El juego entre los animales, también entre los humanos, es una estrategia para el aprendizaje de la supervivencia y la vida en sociedad. En los adultos, sin embargo, es un síntoma de inconsciencia y un signo de bienestar. En el plano individual, juegan los niños y los adultos que se sienten satisfechos o ignorantes de sus necesidades o de su malestar. Con las sociedades ocurre lo mismo: el juego, la vida fingida, la guerra fingida, se desarrolla en las sociedades opulentas, bien estructuradas e integradas. El juego político se da en las sociedades desarrolladas, ricas e infantilizadas.

Pero también hay gente, sectores enteros de esas sociedades, como la nuestra, que viven en el fuera de juego. La política pertenece para ellos a la misma esfera que el golf o las regatas de cruceros. Para estos ciudadanos apolíticos, los partidos son el mismo perro con distinto collar. Esta realidad es perfectamente reconocible en una sociedad como la norteamericana, donde la participación directa en política es bajísima; mucho menor que en España. Sin embargo, la sociedad civil americana es más activa, de modo que una cosa compensa a la otra. En España, la sociedad civil está poco desarrollada, lo que hace muy peligroso el desapego de los ciudadanos hacia los políticos.

Fenómenos como el mayo francés, la primavera árabe o el 15-M se pueden entender como una erupción de la sociedad civil, resultado de dos procesos relacionados: el debilitamiento del estado de bienestar y la toma de conciencia de la distancia que separa a la sociedad de los centros de decisión. Esto último es consecuencia del anquilosamiento de las instituciones, incapaces de asimilar los cambios sociales y de adoptar las tecnologías que ya permiten la presencia más directa de los ciudadanos en la vida política.

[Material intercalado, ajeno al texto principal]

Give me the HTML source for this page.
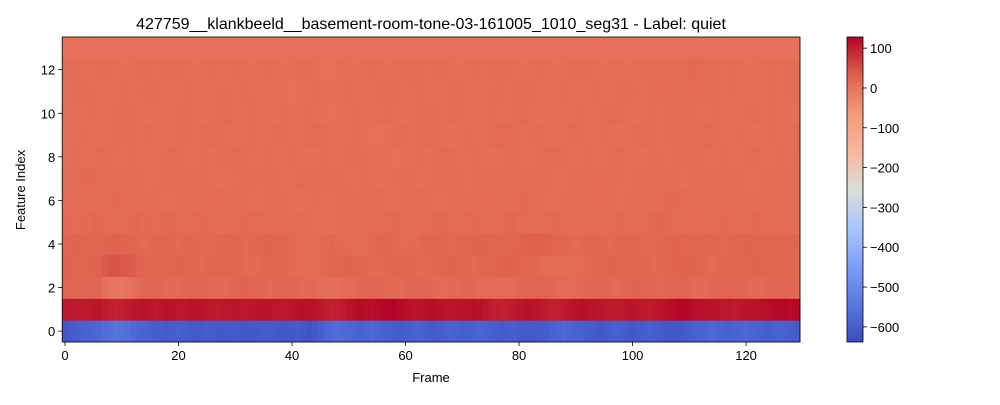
<!DOCTYPE html>
<html><head><meta charset="utf-8"><style>
body{margin:0;background:#fff;}
svg text{font-family:"Liberation Sans",sans-serif;fill:#000;}
</style></head><body>
<svg id="chart" width="1000" height="400">
<text x="431" y="29" font-size="16" text-anchor="middle">427759__klankbeeld__basement-room-tone-03-161005_1010_seg31 - Label: quiet</text>
<g id="cells"></g>
<g id="axes"></g>
<text x="431" y="382" font-size="13" text-anchor="middle">Frame</text>
<text x="25" y="190" font-size="13" text-anchor="middle" transform="rotate(-90 25 190)">Feature Index</text>
<defs><linearGradient id="cbg" x1="0" y1="1" x2="0" y2="0"></linearGradient></defs>
<rect x="847" y="37" width="16" height="305" fill="url(#cbg)" stroke="#000" stroke-width="0.8"/>
<g id="cbticks"></g>
</svg>
<script>
const xTicks=[0,20,40,60,80,100,120];
const yTicks=[0,2,4,6,8,10,12];
const cbTicks=[100,0,-100,-200,-300,-400,-500,-600];
const vmin=-638, vmax=128;
const row0=[-610,-605,-600,-595,-590,-585,-580,-570,-560,-555,-560,-565,-575,-585,-590,-595,-600,-600,-605,-600,-595,-600,-605,-610,-605,-600,-605,-610,-612,-608,-605,-610,-615,-612,-608,-604,-600,-605,-612,-615,-610,-605,-615,-620,-610,-600,-585,-575,-570,-575,-580,-585,-590,-585,-580,-585,-590,-595,-600,-605,-600,-595,-590,-595,-600,-605,-600,-595,-590,-595,-600,-595,-590,-585,-590,-595,-600,-605,-600,-595,-605,-610,-612,-608,-605,-600,-590,-585,-580,-585,-590,-595,-600,-605,-610,-608,-600,-595,-600,-605,-610,-605,-600,-595,-600,-605,-610,-615,-612,-605,-600,-595,-590,-585,-580,-585,-590,-595,-590,-585,-580,-585,-590,-595,-600,-595,-590,-595,-600,-605];
const row1=[110,108,105,104,106,108,110,106,100,98,100,104,108,110,112,110,108,112,115,112,110,108,112,115,112,110,108,106,108,110,112,110,108,110,112,114,112,110,108,110,112,115,118,116,112,108,104,100,102,106,112,118,122,120,118,122,125,126,128,124,120,116,112,114,118,120,116,112,110,112,114,116,118,115,110,104,100,98,102,106,110,114,116,112,108,104,100,102,106,110,114,118,116,112,110,108,106,104,106,110,112,110,108,106,108,112,116,120,124,126,124,120,118,116,114,112,110,108,106,108,112,114,116,118,120,122,124,126,122,125];
const row2=[25,24,22,20,22,24,20,5,0,-5,-5,0,5,15,20,22,24,20,18,16,18,20,22,24,22,20,18,16,18,20,22,24,26,24,22,20,18,20,22,24,22,20,18,16,14,10,8,6,8,12,16,18,20,22,24,22,20,18,16,18,20,22,24,22,20,18,16,14,16,18,20,22,20,18,16,14,12,14,16,18,20,22,24,26,24,22,20,18,16,14,16,18,20,22,24,22,20,18,20,22,24,26,24,22,20,18,20,22,24,22,20,18,16,18,20,22,24,26,24,22,20,18,16,18,20,22,24,22,20,18];
const row3=[28,26,24,22,24,26,30,40,45,45,42,40,36,30,26,24,22,20,22,24,26,24,22,20,18,20,22,24,26,24,22,20,18,16,18,20,22,24,22,20,18,16,14,12,14,16,18,20,22,24,26,24,22,20,18,16,18,20,22,24,22,20,18,16,18,20,22,24,26,24,22,20,18,20,22,24,26,28,30,28,26,24,22,20,18,16,14,12,10,12,14,16,18,20,22,24,26,24,22,20,22,24,22,20,18,20,22,24,26,28,26,24,22,20,18,20,22,24,22,20,22,24,26,24,22,20,22,24,22,20];
const row4=[22,24,26,24,22,20,22,24,26,28,26,24,22,20,18,20,22,24,22,20,18,20,22,20,18,16,18,20,22,24,22,20,18,20,22,24,26,24,22,20,18,16,14,12,14,16,18,20,18,16,14,12,14,16,18,20,22,20,18,16,14,16,18,20,22,24,22,20,18,20,22,24,26,28,26,24,22,20,22,24,26,28,30,32,30,28,26,24,22,20,18,20,22,24,22,20,18,20,22,24,22,20,18,16,18,20,22,24,26,24,22,20,22,24,22,20,18,20,22,24,26,24,22,20,22,24,22,20,22,24];
const row5=[18,16,14,16,18,20,18,16,14,12,14,16,18,20,18,16,14,16,18,16,14,12,14,16,18,16,14,12,10,12,14,16,18,16,14,12,14,16,14,12,10,12,14,12,10,8,6,8,10,12,14,16,14,12,10,12,14,16,18,16,14,12,10,12,14,16,18,16,14,12,14,16,18,16,14,12,14,16,18,20,18,16,14,12,14,16,18,16,14,12,10,12,14,16,14,12,14,16,18,16,14,12,14,16,18,20,18,16,14,12,14,16,14,12,14,16,18,16,14,12,14,16,18,16,14,12,14,16,14,12];
const row6=[12,14,16,14,12,10,12,14,16,18,16,14,12,10,12,14,12,10,8,10,12,14,12,10,12,14,16,14,12,10,12,14,12,10,8,10,12,14,12,10,8,6,8,10,12,10,8,10,12,14,16,14,12,10,12,14,12,10,8,10,12,14,16,14,12,10,8,10,12,14,12,10,12,14,16,14,12,10,12,14,16,18,16,14,12,10,8,10,12,14,12,10,12,14,16,14,12,10,8,10,12,14,12,10,12,14,16,18,16,14,12,10,12,14,12,10,12,14,16,14,12,10,12,14,12,10,12,14,12,10];
const row7=[10,12,14,16,18,16,14,12,10,12,14,16,14,12,10,8,10,12,14,12,10,12,14,16,14,12,10,8,6,8,10,12,14,12,10,12,14,12,10,8,10,12,14,12,10,12,14,16,14,12,10,8,10,12,10,8,6,8,10,12,14,12,10,8,10,12,14,16,14,12,10,8,10,12,14,12,10,12,14,16,14,12,10,12,14,12,10,8,10,12,14,12,10,12,14,16,14,12,10,8,10,12,14,12,10,12,14,12,10,8,10,12,14,16,14,12,10,12,14,12,10,8,10,12,14,12,10,12,14,12];
const row8=[8,10,12,10,8,10,12,14,12,10,8,10,12,10,8,6,8,10,12,14,12,10,8,10,12,10,8,10,12,14,16,14,12,10,8,10,12,10,8,10,12,10,8,6,8,10,12,10,8,10,12,14,12,10,8,10,8,6,4,6,8,10,12,10,8,10,12,14,12,10,8,10,12,10,8,6,8,10,12,14,12,10,8,10,12,14,16,14,12,10,8,10,12,10,8,10,12,14,12,10,8,6,8,10,12,10,8,10,12,14,16,14,12,10,8,10,12,10,8,10,12,14,12,10,8,10,12,10,8,10];
const row9=[6,8,10,12,10,8,6,8,10,12,14,12,10,8,10,12,10,8,6,8,10,12,10,8,10,12,14,12,10,8,6,8,10,12,10,8,10,12,14,12,10,8,10,12,14,12,10,8,6,8,10,12,10,8,6,4,6,8,10,12,10,8,10,12,14,12,10,8,6,8,10,12,10,8,10,12,14,16,14,12,10,8,10,12,10,8,6,8,10,12,14,12,10,8,10,12,10,8,6,8,10,12,14,12,10,8,10,12,14,12,10,12,14,16,14,12,10,8,10,12,10,8,6,8,10,12,10,8,10,12];
const row10=[10,8,6,8,10,12,10,8,10,12,14,12,10,8,6,8,10,8,6,8,10,12,10,8,6,8,10,12,14,12,10,8,10,12,10,8,6,8,10,12,10,8,10,12,10,8,6,4,6,8,10,12,10,8,6,8,10,12,10,8,6,8,10,12,14,12,10,8,10,12,10,8,6,8,10,12,10,8,10,12,14,12,10,8,6,8,10,8,6,8,10,12,10,8,10,12,14,12,10,8,6,8,10,12,10,8,10,12,14,16,14,12,10,8,10,12,10,8,6,8,10,12,10,8,10,12,10,8,6,8];
const row11=[8,10,12,14,12,10,8,6,8,10,12,10,8,10,12,14,12,10,8,6,8,10,12,10,8,6,8,10,12,10,8,10,12,10,8,6,8,10,8,6,4,6,8,10,12,10,8,6,8,10,12,10,8,6,8,10,12,14,12,10,8,10,12,10,8,6,8,10,12,14,12,10,8,6,8,10,12,10,8,10,12,14,12,10,8,6,8,10,12,10,8,6,8,10,12,10,8,10,12,14,12,10,8,10,12,14,16,14,12,10,12,14,16,14,12,10,8,10,12,10,8,6,8,10,12,10,8,10,12,10];
const row12=[12,14,12,10,8,10,12,14,12,10,8,6,8,10,12,10,8,10,12,14,12,10,8,6,8,10,12,10,8,10,12,10,8,6,8,10,12,10,8,6,8,10,12,10,8,6,4,6,8,10,8,6,8,10,12,10,8,6,8,10,12,14,12,10,8,10,12,10,8,6,8,10,12,10,8,10,12,14,12,10,8,6,8,10,12,10,8,6,8,10,12,14,12,10,8,6,8,10,8,6,8,10,12,14,16,14,12,10,12,14,16,18,16,14,12,10,8,10,12,10,8,6,8,10,12,10,8,10,12,10];
const row13=[4,4,5,5,4,4,5,5,4,4,5,5,4,4,5,5,4,4,5,5,4,4,5,5,4,4,5,5,4,4,5,5,4,4,5,5,4,4,5,5,4,4,5,5,4,4,5,5,4,4,5,5,4,4,5,5,4,4,5,5,4,4,5,5,4,4,5,5,4,4,5,5,4,4,5,5,4,4,5,5,4,4,5,5,4,4,5,5,4,4,5,5,4,4,5,5,4,4,5,5,4,4,5,5,4,4,5,5,4,4,5,5,4,4,5,5,4,4,5,5,4,4,5,5,4,4,5,5,4,4];
const rows=[row0,row1,row2,row3,row4,row5,row6,row7,row8,row9,row10,row11,row12,row13];

const NS="http://www.w3.org/2000/svg";
const PL=62.2,PR=800,PT=37,PB=342;
const nF=row0.length,nR=rows.length;
const xScale=v=>PL+(v+0.5)*(PR-PL)/nF;
const yScale=v=>PB-(v+0.5)*(PB-PT)/nR;
const cbScale=v=>PB-(v-vmin)*(PB-PT)/(vmax-vmin);
const stops=[[0,[58,76,192]],[0.125,[90,120,226]],[0.25,[124,159,249]],[0.375,[170,199,253]],[0.5,[221,220,219]],[0.625,[246,183,156]],[0.75,[244,154,123]],[0.875,[223,96,77]],[1,[180,4,38]]];
function cmap(t){t=Math.max(0,Math.min(1,t));for(let i=1;i<stops.length;i++){if(t<=stops[i][0]){const a=stops[i-1],b=stops[i],f=(t-a[0])/(b[0]-a[0]);return 'rgb('+a[1].map((c,k)=>Math.round(c+(b[1][k]-c)*f)).join(',')+')';}}return 'rgb(180,4,38)';}
const cells=document.getElementById('cells');
rows.forEach((r,ri)=>r.forEach((v,fi)=>{
 const el=document.createElementNS(NS,'rect');
 const x0=xScale(fi-0.5),x1=xScale(fi+0.5),y0=yScale(ri+0.5),y1=yScale(ri-0.5);
 el.setAttribute('x',x0);el.setAttribute('y',y0);el.setAttribute('width',x1-x0+0.4);el.setAttribute('height',y1-y0+0.4);
 el.setAttribute('fill',cmap((v-vmin)/(vmax-vmin)));
 
 
 cells.appendChild(el);
}));
const axes=document.getElementById('axes');
const frame=document.createElementNS(NS,'rect');
frame.setAttribute('x',PL);frame.setAttribute('y',PT);frame.setAttribute('width',PR-PL);frame.setAttribute('height',PB-PT);
frame.setAttribute('fill','none');frame.setAttribute('stroke','#000');frame.setAttribute('stroke-width','0.8');


axes.appendChild(frame);
function line(x1,y1,x2,y2,g){const l=document.createElementNS(NS,'line');l.setAttribute('x1',x1);l.setAttribute('y1',y1);l.setAttribute('x2',x2);l.setAttribute('y2',y2);l.setAttribute('stroke','#000');l.setAttribute('stroke-width','0.8');g.appendChild(l);return l;}
function text(x,y,s,anchor,g){const t=document.createElementNS(NS,'text');t.setAttribute('x',x);t.setAttribute('y',y);t.setAttribute('font-size','13');t.setAttribute('text-anchor',anchor);t.textContent=s;g.appendChild(t);return t;}
xTicks.forEach(v=>{const x=xScale(v);line(x,PB,x,PB+4,axes);
 const t=text(x,PB+18,String(v),'middle',axes);
 
 });
yTicks.forEach(v=>{const y=yScale(v);line(PL-4,y,PL,y,axes);
 const t=text(PL-7,y+5,String(v),'end',axes);
 
 });
const grad=document.getElementById('cbg');
for(let i=0;i<=16;i++){const s=document.createElementNS(NS,'stop');s.setAttribute('offset',i/16);s.setAttribute('stop-color',cmap(i/16));grad.appendChild(s);}
const cbt=document.getElementById('cbticks');
cbTicks.forEach(v=>{const y=cbScale(v);line(863,y,867,y,cbt);
 const t=text(870,y+5,v<0?'\u2212'+Math.abs(v):String(v),'start',cbt);
 
 });
</script>
</body></html>
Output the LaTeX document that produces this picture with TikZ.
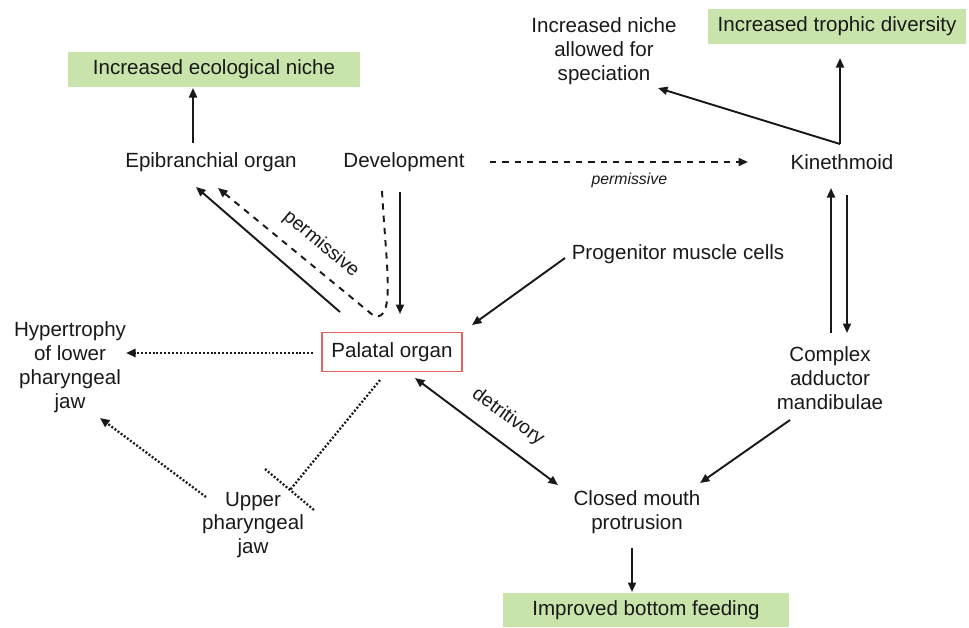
\documentclass[tikz,border=0pt]{standalone}
\usepackage{fontspec}
\setmainfont{Liberation Sans}
\usetikzlibrary{arrows.meta,calc}
\definecolor{boxgreen}{RGB}{200,228,170}
\definecolor{boxred}{RGB}{238,96,96}
\definecolor{ink}{RGB}{25,25,25}
\begin{document}
\begin{tikzpicture}[x=0.02cm,y=-0.02cm,
  every node/.style={text=ink},
  txt/.style={inner sep=0pt,align=center,font=\fontsize{11.7}{13.6}\selectfont},
  goal/.style={txt,fill=boxgreen,minimum height=0.7cm},
  arr/.style={draw=ink,line width=1.1pt,-{Triangle[length=1.9mm,width=1.6mm]}},
  darr/.style={draw=ink,line width=1.1pt,{Triangle[length=1.9mm,width=1.6mm]}-{Triangle[length=1.9mm,width=1.6mm]}},
  dsh/.style={arr,dash pattern=on 3.6pt off 3.4pt},
  dot/.style={draw=ink,line width=1.3pt,dash pattern=on 1.1pt off 1.1pt},
  dotarr/.style={dot,-{Triangle[length=1.9mm,width=1.6mm]}},
  lab/.style={inner sep=0pt,font=\fontsize{11}{13}\selectfont}
]
\useasboundingbox (0,0) rectangle (969,627);

% nodes
\node[goal,minimum width=5.84cm] (eco) at (214,69) {Increased ecological niche};
\node[goal,minimum width=5.16cm] (troph) at (837,26) {Increased trophic diversity};
\node[goal,minimum width=5.74cm,minimum height=0.68cm] (ibf) at (646,610) {Improved bottom feeding};
\node[txt] (spec) at (604,51) {Increased niche\\allowed for\\speciation};
\node[txt] (epi) at (211,162) {Epibranchial organ};
\node[txt] (dev) at (404,162) {Development};
\node[txt] (kin) at (842,162) {Kinethmoid};
\node[txt] (prog) at (678,254) {Progenitor muscle cells};
\node[txt,draw=boxred,line width=0.9pt,minimum width=2.8cm,minimum height=0.78cm] (pal) at (392,352) {Palatal organ};
\node[txt] (hyp) at (70,367) {Hypertrophy\\of lower\\pharyngeal\\jaw};
\node[txt] (cam) at (830,378) {Complex\\adductor\\mandibulae};
\node[txt] (upj) at (253,525) {Upper\\pharyngeal\\jaw};
\node[txt] (cmp) at (637,512) {Closed mouth\\protrusion};

% connectors
\draw[arr] ($(epi)+(-18,-19)$) -- ($(eco)+(-21,19)$);
\draw[arr] ($(pal)+(-52,-40)$) -- ($(epi)+(-15,25)$);
\draw[dsh] ($(dev)+(-22,29)$) .. controls (386,265) and (396,322) .. (374,316) -- ($(epi)+(7,26)$);
\node[lab,rotate=-40] (perm1) at (321,244) {permissive};
\draw[arr] ($(dev)+(-4,30)$) -- ($(pal)+(8,-38)$);
\draw[dsh] ($(dev)+(86,0)$) -- node[below=6pt,pos=0.54,inner sep=0pt,font=\itshape\fontsize{9}{11}\selectfont] (perm2) {permissive} ($(kin)+(-94,0)$);
\coordinate (kfork) at ($(kin)+(-2,-18)$);
\draw[arr] (kfork) -- ($(spec)+(54,37)$);
\draw[arr] (kfork) -- ($(troph)+(3,32)$);
\draw[arr] ($(cam)+(1,-45)$) -- ($(kin)+(-11,26)$);
\draw[arr] ($(kin)+(5,33)$) -- ($(cam)+(17,-45)$);
\draw[arr] ($(prog)+(-113,4)$) -- ($(pal)+(80,-27)$);
\draw[darr] ($(pal)+(23,26)$) -- ($(cmp)+(-79,-27)$);
\node[lab,rotate=-36] (detr) at (508,417) {detritivory};
\draw[arr] ($(cam)+(-40,42)$) -- ($(cmp)+(63,-29)$);
\draw[arr] ($(cmp)+(-5,36)$) -- ($(ibf)+(-14,-18)$);
\draw[dotarr] ($(pal)+(-79,1)$) -- ($(hyp)+(56,-14)$);
\draw[dotarr] ($(upj)+(-47,-28)$) -- ($(hyp)+(30,51)$);
\coordinate (inh) at ($(upj)+(37,-35)$);
\draw[dot] ($(pal)+(-12,28)$) -- (inh);
\draw[dot] ($(inh)+(-25,-21)$) -- ($(inh)+(24,20)$);
\end{tikzpicture}
\end{document}
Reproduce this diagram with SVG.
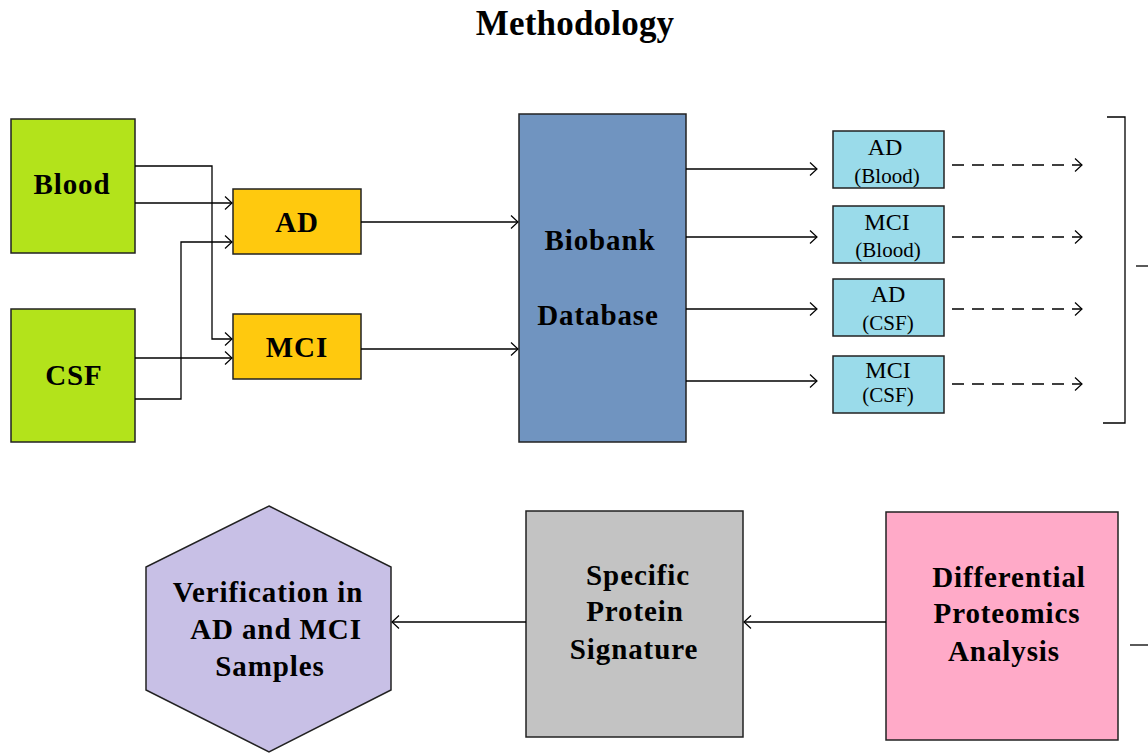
<svg xmlns="http://www.w3.org/2000/svg" width="1148" height="753" viewBox="0 0 1148 753">
<defs>
<style>
.b{font-family:"Liberation Serif","Times New Roman",serif;font-weight:bold;font-size:29px;letter-spacing:0.9px;text-anchor:middle;fill:#000}
.r{font-family:"Liberation Serif","Times New Roman",serif;font-size:24px;text-anchor:middle;fill:#000}
.s{font-family:"Liberation Serif","Times New Roman",serif;font-size:21px;text-anchor:middle;fill:#000}
.box{stroke:#222;stroke-width:1.5}
.c{fill:none;stroke:#000;stroke-width:1.3}
</style>
<marker id="ar" markerUnits="userSpaceOnUse" markerWidth="10" markerHeight="16" refX="7" refY="6.5" orient="auto" viewBox="-1 -1 10 16">
<path d="M0,0 L7,6.5 L0,13" fill="none" stroke="#000" stroke-width="1.2"/>
</marker>
</defs>
<rect width="1148" height="753" fill="#fff"/>
<text x="575" y="35" class="b" style="font-size:35px;letter-spacing:0.2px">Methodology</text>

<g id="blood"><rect class="box" x="11" y="119" width="124" height="134" fill="#B3E31B"/><text x="72" y="194" class="b">Blood</text></g>
<g id="csf"><rect class="box" x="11" y="309" width="124" height="133" fill="#B3E31B"/><text x="74" y="385" class="b">CSF</text></g>
<g id="ad"><rect class="box" x="233" y="189" width="128" height="65" fill="#FFC90E"/><text x="297" y="232" class="b">AD</text></g>
<g id="mci"><rect class="box" x="233" y="314" width="128" height="65" fill="#FFC90E"/><text x="297" y="357" class="b">MCI</text></g>
<g id="biobank"><rect class="box" x="519" y="114" width="167" height="328" fill="#7094C0"/><text x="600" y="250" class="b">Biobank</text><text x="598" y="325" class="b">Database</text></g>

<g id="ad-blood"><rect class="box" x="833" y="131" width="111" height="57" fill="#9ADBEA"/><text x="885" y="155" class="r">AD</text><text x="887" y="183" class="s">(Blood)</text></g>
<g id="mci-blood"><rect class="box" x="833" y="206" width="111" height="57" fill="#9ADBEA"/><text x="887" y="230" class="r">MCI</text><text x="888" y="257" class="s">(Blood)</text></g>
<g id="ad-csf"><rect class="box" x="833" y="279" width="111" height="57" fill="#9ADBEA"/><text x="888" y="302" class="r">AD</text><text x="888" y="330" class="s">(CSF)</text></g>
<g id="mci-csf"><rect class="box" x="833" y="356" width="111" height="57" fill="#9ADBEA"/><text x="888" y="378" class="r">MCI</text><text x="888" y="402" class="s">(CSF)</text></g>

<g id="verification"><polygon class="box" points="269,506 391,567 391,690 269,752 146,690 146,567" fill="#C8C0E6"/><text x="268" y="602" class="b">Verification in</text><text x="276" y="639" class="b">AD and MCI</text><text x="270" y="676" class="b">Samples</text></g>
<g id="signature"><rect class="box" x="526" y="511" width="217" height="226" fill="#C3C3C3"/><text x="638" y="585" class="b">Specific</text><text x="635" y="621" class="b">Protein</text><text x="634" y="659" class="b">Signature</text></g>
<g id="proteomics"><rect class="box" x="886" y="512" width="232" height="228" fill="#FFAAC8"/><text x="1009" y="587" class="b">Differential</text><text x="1007" y="623" class="b">Proteomics</text><text x="1004" y="661" class="b">Analysis</text></g>

<g id="connectors">
<path class="c" d="M135,166 H212 V339 H232" marker-end="url(#ar)"/>
<path class="c" d="M135,203 H232" marker-end="url(#ar)"/>
<path class="c" d="M135,358 H232" marker-end="url(#ar)"/>
<path class="c" d="M135,399 H181 V242 H232" marker-end="url(#ar)"/>
<path class="c" d="M361,222 H518" marker-end="url(#ar)"/>
<path class="c" d="M361,349 H518" marker-end="url(#ar)"/>
<path class="c" d="M686,169 H817" marker-end="url(#ar)"/>
<path class="c" d="M686,237 H817" marker-end="url(#ar)"/>
<path class="c" d="M686,309 H817" marker-end="url(#ar)"/>
<path class="c" d="M686,381 H817" marker-end="url(#ar)"/>
<path class="c" d="M952,165 H1082" stroke-dasharray="12,8" marker-end="url(#ar)"/>
<path class="c" d="M952,237 H1082" stroke-dasharray="12,8" marker-end="url(#ar)"/>
<path class="c" d="M952,309 H1082" stroke-dasharray="12,8" marker-end="url(#ar)"/>
<path class="c" d="M952,384 H1082" stroke-dasharray="12,8" marker-end="url(#ar)"/>
<path class="c" d="M1107,117 H1125 V423 H1103" stroke-width="1.6"/>
<path class="c" d="M1136,266 H1148"/>
<path class="c" d="M886,622 H744" marker-end="url(#ar)"/>
<path class="c" d="M526,622 H392" marker-end="url(#ar)"/>
<path class="c" d="M1130,645 H1148"/>
</g>
</svg>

El 15-M fue un lamento por el escaso poder de la política, supuesta expresión de la voluntad de la ciudadanía, pero inmersa en un combate desigual frente al poder de la economía. Casi 10 años han tardado los protagonistas del 15-M en tocar el poder de la mano de Pablo Iglesias. Un poder político lento, fragmentado y disperso, frente a un poder económico que actúa en tiempo real, integrado al ritmo que marca un reducido grupo de multinacionales y fondos soberanos, cuando no sacudido por estampidas irracionales. La expresión más elocuente de esta batalla desigual entre política y economía es Europa: un campo abierto para el flujo del dinero, pero minado para el flujo de las decisiones políticas. El Parlamento europeo y el presidente europeo son juguetes.

No hay un poder europeo, ni ciudadanía europea plenamente soberana. Tengo que esperar cuatro años para elegir representantes en Estrasburgo. Sin embargo, en un milisegundo, con un clic de mi ratón puedo comprar y vender acciones de cualquier empresa en cualquier bolsa del Mundo. El resultado es que la economía nos arrastra. Los gobiernos nacionales son simples observadores del flujo del dinero, que va hacia donde más hay y donde más fácilmente puede correr y multiplicarse, sin alma, sin conciencia y sin misericordia.

Y en estas estamos cuando las izquierdas, paradigma de la fragmentación y la desorientación política, se entretienen con el bochornoso espectáculo de sus juegos políticos. La derecha resolvió hace tiempo esa contradicción entre política y economía, a través de la religión. Como el premio por ser bueno está en la otra vida, en esta es lícito jugar a hacer política y a hacer dinero. La izquierda no renuncia a construir aquí un paraíso de ciudadanos genuinamente libres. Y para ello hace falta que la política disponga de las mismas herramientas de poder de última generación que maneja la economía: la acción a distancia y en tiempo real. La velocidad es importante.